- _INFORMATION SHOWN_:
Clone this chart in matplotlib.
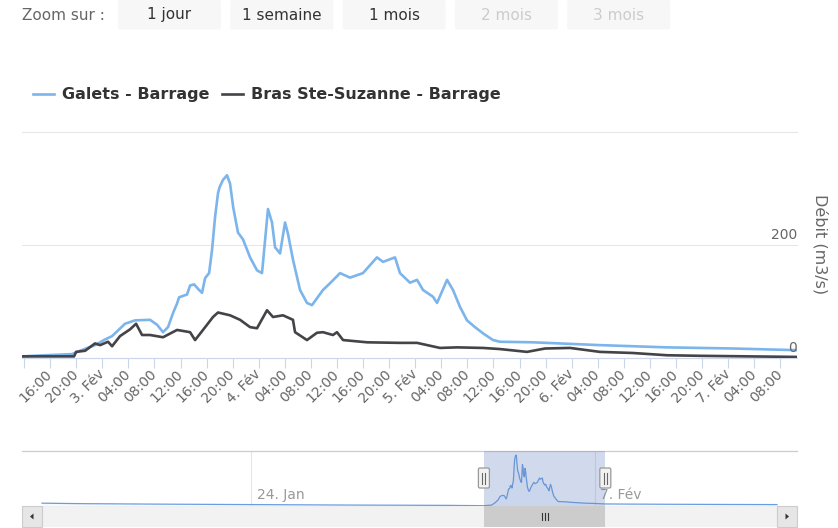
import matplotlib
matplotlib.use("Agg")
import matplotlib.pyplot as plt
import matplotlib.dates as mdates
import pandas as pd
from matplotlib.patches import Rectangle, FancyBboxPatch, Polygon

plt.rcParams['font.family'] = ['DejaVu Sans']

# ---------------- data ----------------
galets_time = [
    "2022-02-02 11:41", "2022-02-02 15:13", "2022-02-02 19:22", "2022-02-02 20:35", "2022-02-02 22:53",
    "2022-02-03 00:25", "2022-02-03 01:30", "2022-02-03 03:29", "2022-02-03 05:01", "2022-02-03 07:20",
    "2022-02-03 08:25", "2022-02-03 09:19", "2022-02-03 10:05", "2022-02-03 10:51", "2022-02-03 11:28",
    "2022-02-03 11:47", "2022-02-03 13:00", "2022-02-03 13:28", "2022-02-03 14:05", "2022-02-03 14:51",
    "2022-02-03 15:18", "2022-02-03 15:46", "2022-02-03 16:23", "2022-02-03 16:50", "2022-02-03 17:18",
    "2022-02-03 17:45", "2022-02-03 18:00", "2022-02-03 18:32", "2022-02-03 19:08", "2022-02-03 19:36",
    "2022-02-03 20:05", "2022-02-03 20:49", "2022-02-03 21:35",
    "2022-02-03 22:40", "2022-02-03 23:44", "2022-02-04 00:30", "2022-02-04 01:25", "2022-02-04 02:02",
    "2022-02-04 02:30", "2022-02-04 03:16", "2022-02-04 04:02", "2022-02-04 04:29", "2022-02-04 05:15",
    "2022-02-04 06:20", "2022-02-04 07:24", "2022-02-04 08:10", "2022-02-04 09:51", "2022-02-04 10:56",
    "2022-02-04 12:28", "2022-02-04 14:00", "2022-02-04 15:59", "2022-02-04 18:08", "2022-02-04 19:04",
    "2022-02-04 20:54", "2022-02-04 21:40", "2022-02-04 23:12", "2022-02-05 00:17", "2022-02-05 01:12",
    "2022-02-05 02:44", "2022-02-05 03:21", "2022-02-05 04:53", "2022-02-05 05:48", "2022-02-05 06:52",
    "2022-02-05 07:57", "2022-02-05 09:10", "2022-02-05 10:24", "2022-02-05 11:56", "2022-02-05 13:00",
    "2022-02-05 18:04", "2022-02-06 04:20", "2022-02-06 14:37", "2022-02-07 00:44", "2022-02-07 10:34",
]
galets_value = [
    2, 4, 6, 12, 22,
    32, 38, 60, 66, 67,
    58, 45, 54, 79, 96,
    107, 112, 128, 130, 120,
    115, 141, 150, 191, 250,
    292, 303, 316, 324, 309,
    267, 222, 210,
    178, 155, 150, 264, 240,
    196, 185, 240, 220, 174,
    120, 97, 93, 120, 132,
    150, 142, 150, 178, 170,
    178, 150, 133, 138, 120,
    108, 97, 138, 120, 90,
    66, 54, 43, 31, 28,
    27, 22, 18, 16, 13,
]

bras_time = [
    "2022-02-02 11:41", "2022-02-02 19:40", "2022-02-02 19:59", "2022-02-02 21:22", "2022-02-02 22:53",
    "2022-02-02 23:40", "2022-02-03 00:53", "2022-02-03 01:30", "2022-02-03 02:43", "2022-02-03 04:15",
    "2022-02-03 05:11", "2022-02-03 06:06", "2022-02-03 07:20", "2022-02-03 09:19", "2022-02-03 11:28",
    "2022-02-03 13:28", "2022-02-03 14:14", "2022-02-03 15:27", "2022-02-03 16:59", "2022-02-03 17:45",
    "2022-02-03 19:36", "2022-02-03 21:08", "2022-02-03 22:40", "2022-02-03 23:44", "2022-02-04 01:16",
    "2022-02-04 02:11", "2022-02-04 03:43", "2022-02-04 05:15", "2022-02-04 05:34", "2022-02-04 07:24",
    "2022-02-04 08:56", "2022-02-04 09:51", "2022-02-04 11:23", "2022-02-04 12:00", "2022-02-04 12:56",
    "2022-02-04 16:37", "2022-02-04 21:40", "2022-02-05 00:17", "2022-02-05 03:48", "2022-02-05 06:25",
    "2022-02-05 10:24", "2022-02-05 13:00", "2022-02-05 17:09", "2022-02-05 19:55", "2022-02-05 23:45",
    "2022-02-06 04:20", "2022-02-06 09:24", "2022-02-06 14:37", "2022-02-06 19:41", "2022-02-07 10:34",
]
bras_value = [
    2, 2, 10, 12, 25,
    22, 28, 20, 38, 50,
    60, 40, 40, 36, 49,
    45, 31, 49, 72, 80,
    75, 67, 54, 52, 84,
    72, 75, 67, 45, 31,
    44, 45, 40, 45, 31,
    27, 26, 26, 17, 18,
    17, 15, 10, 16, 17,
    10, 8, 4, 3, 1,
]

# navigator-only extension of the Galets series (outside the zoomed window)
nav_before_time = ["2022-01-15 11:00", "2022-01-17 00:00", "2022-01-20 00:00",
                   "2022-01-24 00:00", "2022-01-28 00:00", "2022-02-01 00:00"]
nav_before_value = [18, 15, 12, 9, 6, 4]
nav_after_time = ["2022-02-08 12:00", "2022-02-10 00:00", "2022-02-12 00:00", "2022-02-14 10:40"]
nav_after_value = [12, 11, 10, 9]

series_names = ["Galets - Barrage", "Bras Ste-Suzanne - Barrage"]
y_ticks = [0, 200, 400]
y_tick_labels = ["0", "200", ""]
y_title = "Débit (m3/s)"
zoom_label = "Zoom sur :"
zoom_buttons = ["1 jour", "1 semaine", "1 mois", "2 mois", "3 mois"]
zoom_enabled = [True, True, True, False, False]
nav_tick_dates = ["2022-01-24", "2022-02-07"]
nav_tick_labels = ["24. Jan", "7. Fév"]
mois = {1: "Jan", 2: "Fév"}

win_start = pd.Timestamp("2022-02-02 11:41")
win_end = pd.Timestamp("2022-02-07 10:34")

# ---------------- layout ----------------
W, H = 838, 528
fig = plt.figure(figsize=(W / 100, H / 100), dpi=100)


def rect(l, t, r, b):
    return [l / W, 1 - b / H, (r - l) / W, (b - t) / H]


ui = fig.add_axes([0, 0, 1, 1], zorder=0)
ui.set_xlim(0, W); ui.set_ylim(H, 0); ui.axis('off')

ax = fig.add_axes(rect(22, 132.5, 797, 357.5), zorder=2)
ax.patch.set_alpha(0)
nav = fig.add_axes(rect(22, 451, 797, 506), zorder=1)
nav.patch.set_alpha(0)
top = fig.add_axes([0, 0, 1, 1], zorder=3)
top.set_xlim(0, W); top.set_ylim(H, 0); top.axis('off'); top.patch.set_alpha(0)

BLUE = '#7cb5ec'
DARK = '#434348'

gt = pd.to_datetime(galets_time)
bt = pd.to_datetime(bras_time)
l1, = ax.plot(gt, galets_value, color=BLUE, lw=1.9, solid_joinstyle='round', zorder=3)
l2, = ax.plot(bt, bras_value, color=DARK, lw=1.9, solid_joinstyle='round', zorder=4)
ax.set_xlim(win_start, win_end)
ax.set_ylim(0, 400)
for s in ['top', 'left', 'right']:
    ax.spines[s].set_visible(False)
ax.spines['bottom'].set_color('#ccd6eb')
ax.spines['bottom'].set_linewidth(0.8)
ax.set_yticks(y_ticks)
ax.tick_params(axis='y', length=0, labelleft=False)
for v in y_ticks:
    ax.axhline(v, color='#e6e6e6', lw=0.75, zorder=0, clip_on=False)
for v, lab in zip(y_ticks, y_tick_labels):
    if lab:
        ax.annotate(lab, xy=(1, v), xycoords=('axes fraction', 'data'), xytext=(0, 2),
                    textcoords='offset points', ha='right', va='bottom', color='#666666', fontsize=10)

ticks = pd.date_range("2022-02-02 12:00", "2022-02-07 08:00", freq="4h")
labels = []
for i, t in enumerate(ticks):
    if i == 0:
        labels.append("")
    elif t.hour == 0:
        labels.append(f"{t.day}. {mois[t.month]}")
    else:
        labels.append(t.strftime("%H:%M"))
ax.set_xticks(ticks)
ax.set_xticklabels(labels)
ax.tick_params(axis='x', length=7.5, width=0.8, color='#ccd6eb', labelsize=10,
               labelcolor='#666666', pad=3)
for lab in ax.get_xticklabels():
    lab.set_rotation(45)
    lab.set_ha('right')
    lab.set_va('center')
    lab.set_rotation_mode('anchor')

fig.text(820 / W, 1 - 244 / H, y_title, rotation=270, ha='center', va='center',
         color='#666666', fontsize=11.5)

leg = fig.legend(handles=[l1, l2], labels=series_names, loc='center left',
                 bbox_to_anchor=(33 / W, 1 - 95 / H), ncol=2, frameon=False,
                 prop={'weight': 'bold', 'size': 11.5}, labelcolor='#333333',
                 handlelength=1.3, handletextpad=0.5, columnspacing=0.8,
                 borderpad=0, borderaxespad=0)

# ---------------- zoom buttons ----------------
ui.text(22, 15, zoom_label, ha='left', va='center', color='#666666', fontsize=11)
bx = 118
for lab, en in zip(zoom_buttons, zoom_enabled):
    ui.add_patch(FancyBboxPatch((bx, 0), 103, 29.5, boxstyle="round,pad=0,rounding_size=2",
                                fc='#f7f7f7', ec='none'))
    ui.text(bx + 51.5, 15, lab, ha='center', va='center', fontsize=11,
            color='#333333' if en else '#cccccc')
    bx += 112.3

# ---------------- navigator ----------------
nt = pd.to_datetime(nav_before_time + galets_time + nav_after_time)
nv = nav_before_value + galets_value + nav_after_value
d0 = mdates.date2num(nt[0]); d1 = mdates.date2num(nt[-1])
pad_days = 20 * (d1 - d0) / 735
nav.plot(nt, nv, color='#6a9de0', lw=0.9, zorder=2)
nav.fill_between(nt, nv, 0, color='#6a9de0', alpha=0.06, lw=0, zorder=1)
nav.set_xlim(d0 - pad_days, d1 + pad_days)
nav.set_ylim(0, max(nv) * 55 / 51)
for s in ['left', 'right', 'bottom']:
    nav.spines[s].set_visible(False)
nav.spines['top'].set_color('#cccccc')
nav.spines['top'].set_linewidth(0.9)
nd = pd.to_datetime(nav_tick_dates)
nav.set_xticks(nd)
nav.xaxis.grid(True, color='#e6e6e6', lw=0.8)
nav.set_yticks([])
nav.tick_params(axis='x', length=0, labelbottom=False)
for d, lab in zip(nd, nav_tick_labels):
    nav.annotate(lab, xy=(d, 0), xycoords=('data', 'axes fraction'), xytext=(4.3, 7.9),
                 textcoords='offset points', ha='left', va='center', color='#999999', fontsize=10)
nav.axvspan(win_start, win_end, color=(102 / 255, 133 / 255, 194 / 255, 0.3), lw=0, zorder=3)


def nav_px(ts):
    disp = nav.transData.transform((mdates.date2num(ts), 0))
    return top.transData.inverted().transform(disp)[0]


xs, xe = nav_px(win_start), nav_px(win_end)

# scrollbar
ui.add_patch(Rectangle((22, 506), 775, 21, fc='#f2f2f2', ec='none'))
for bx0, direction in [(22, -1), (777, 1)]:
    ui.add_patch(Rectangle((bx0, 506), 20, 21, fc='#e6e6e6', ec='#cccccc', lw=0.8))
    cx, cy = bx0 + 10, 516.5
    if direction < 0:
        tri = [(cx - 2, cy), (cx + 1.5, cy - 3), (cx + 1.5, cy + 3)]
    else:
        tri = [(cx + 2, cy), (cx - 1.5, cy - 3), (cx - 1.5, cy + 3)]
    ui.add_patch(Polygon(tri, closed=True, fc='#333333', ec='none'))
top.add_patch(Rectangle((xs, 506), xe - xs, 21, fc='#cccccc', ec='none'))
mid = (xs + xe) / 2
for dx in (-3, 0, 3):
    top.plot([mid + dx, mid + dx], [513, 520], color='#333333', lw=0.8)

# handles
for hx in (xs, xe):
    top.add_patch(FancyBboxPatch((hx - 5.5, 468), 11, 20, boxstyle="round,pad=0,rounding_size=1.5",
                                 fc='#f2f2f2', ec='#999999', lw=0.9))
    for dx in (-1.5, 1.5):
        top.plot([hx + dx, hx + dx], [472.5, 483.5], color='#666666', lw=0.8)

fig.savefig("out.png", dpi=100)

- _TASK DETAILS_:
Write out the lines from the start of the material to the line with "plt.rcParams['font.family'] = ['DejaVu Sans']", inclusive and exactly. Skip the pictures.

- _PROBLEM SOLUTION_:
Clone this chart in matplotlib.
import matplotlib
matplotlib.use("Agg")
import matplotlib.pyplot as plt
import matplotlib.dates as mdates
import pandas as pd
from matplotlib.patches import Rectangle, FancyBboxPatch, Polygon

plt.rcParams['font.family'] = ['DejaVu Sans']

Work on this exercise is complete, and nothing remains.